(begin)

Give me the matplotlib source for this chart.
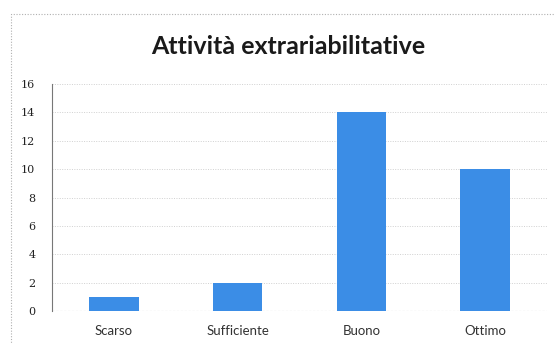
import matplotlib
matplotlib.use("Agg")
import matplotlib.pyplot as plt
from matplotlib.patches import Rectangle

categories = ["Scarso", "Sufficiente", "Buono", "Ottimo"]
values = [1, 2, 14, 10]
yticks = [0, 2, 4, 6, 8, 10, 12, 14, 16]

fig = plt.figure(figsize=(5.55, 3.43), dpi=100)
fig.patch.set_facecolor("white")

# chart frame
fig.add_artist(Rectangle((11 / 555, -0.05), 1.2, 1 - 14 / 343 + 0.05,
                         transform=fig.transFigure, fill=False,
                         edgecolor="#b0b0b0", linewidth=0.8, linestyle=(0, (1, 1.5))))

ax = fig.add_axes([52 / 555, 1 - 311 / 343, (547 - 52) / 555, (311 - 84) / 343])
x = range(len(categories))
ax.bar(x, values, width=0.4, color="#3b8de6", zorder=3)
ax.set_xlim(-0.5, len(categories) - 0.5)
ax.set_ylim(0, 16)
ax.set_yticks(yticks)
ax.set_xticks(list(x))
ax.set_xticklabels(categories, fontfamily="Lato", fontsize=9.5, color="#333333")
ax.set_yticklabels([str(t) for t in yticks], fontfamily="DejaVu Serif", fontsize=8, color="#222222")
ax.tick_params(axis="y", length=0, pad=12)
ax.tick_params(axis="x", length=0, pad=10)
ax.grid(axis="y", color="#d0d0d0", linestyle=(0, (1, 1.5)), linewidth=0.7, zorder=0)
for s in ["top", "right", "bottom"]:
    ax.spines[s].set_visible(False)
ax.spines["left"].set_color("#777777")
ax.spines["left"].set_linewidth(0.8)
ax.axhline(0, color="#aaaaaa", linewidth=0.8, linestyle=(0, (2, 1.5)), zorder=2)

fig.text(288 / 555, 1 - 47 / 343, "Attività extrariabilitative", ha="center", va="center",
         fontfamily="Lato", fontweight="bold", fontsize=18, color="#1a1a1a")

fig.savefig("out.png", dpi=100)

(end)

What you should do:
Repeat the lines above, starting at the first and stopping after the line that holds "from matplotlib.patches import Rectangle", with the pictures left out.

Result below:
Give me the matplotlib source for this chart.
import matplotlib
matplotlib.use("Agg")
import matplotlib.pyplot as plt
from matplotlib.patches import Rectangle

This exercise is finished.